Throughout my life, whether it be at the gym working on getting stronger and more mobile, or scoring a goal in ice hockey, finishing an important project at work, or getting picked to be part of a great event, I’ve adopted a similar strategy. I’ll allow myself a few minutes to celebrate, either in private or with people close to me, and then it’s time to move on.
Why? It’s because of some advice given to me a long time ago by someone who I looked up to (who also happened to be my boss at the time). Echoing Bear Bryant, he told me that “Rule number one: when you get to the end zone, act like you’ve been there before” no matter where “there” was. The rationale is that you’re to be the professional, who’s there to do a thing, and to do it well. During and after, treat it like it’s no big thing.
On Monday, October 1st, 2018, I was awarded the Microsoft MVP Award for the Data Platform category. I received the notification while I was in a meeting, so I had to try and stifle my excitement the best I could and focus on staying engaged. Once I was out of the meeting though, I realized I had to let someone know. After all, this is a major accomplishment and something I should be proud of. But I didn’t feel as if I should just run to social media right away with the news.
Instead, I crafted a quick email to a select group of people who have been there to support me through many different means, and I had a few quick meetings in person as well. These people have been mentors, friends, critics, comforters, employers, and peers. These are the people who believed in me, who gave me the shots to be who I am, and allowed me to have the success that I have. Without them, I wouldn’t be writing this blog post.
And then, I was ready to get back to the grind. Moment over.
“I wish you could love yourself more, Drew.”
Coach Jenny always calls it like she sees it. She’s seen me struggle just as many times as I’ve done well. Of all the coaches I’ve worked with in my fitness and wellness pursuits, I’ve connected with her a lot. While I’ve only been able to help her a tiny fraction of how she’s helped me (and really, the same goes for a lot of the Friendship Fitness staff), she’s been someone who I can talk to about things not directly related to just my physical well-being. She can tell when I’m up or down, because it’ll show. And during one low period recently, we talked about some things, and that’s when her comment came up.
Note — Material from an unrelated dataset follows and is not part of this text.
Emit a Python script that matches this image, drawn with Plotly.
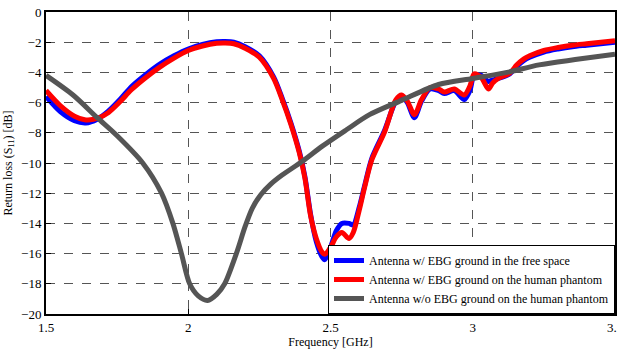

It took me a while to realize what she meant, and she’s not wrong. I can be my own worst critic at times. For those of you that have worked with me (or know me on a more personal level), I think you’d probably agree. For reasons I won’t get into, I have a hard time accepting that I deserve anything. That’s a pretty big problem to have, and it’s something I’m working on. Regardless, I’m fortunate to have people in my life to help me realize that’s not always the case. Part of that is taking the time to celebrate and realize that I do work hard, and being recognized for that is okay to share.
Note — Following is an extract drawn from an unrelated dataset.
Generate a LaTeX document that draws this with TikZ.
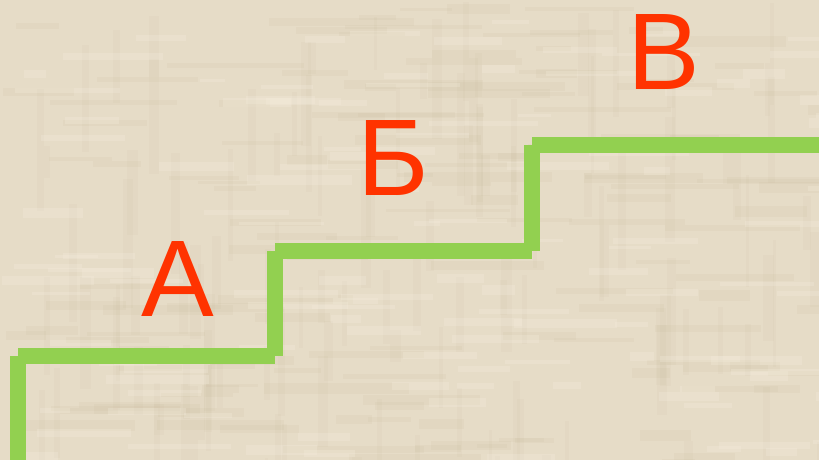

For those people, I’ll always be thankful. They’re big fixtures in my life, and they know who they are. I value them more than anything, because they help me realize that I’m doing good.
So what happens now?
It’s been a few days and I still am trying to find the right words to describe how I’m feeling. I’m not sure I’ve found them all, but there are some that need to be said. First, I want to take the time to publicly say: thank you. Thank you all for believing in me. Thank you Microsoft for this incredible award. Thank you IGS for giving me the flexibility and encouragement to be out in the community.
I’m sure that the coming year will bring all sets of new challenges, successes, and even failures. However, this award and process has taught me not only have I accomplished so much, but along the way I’ve gotten to know some pretty incredible people who all believe in me. They also taught me the most important lesson of all: that I should believe in myself. The least I can do is listen to them, and maybe help someone else learn the same lessons.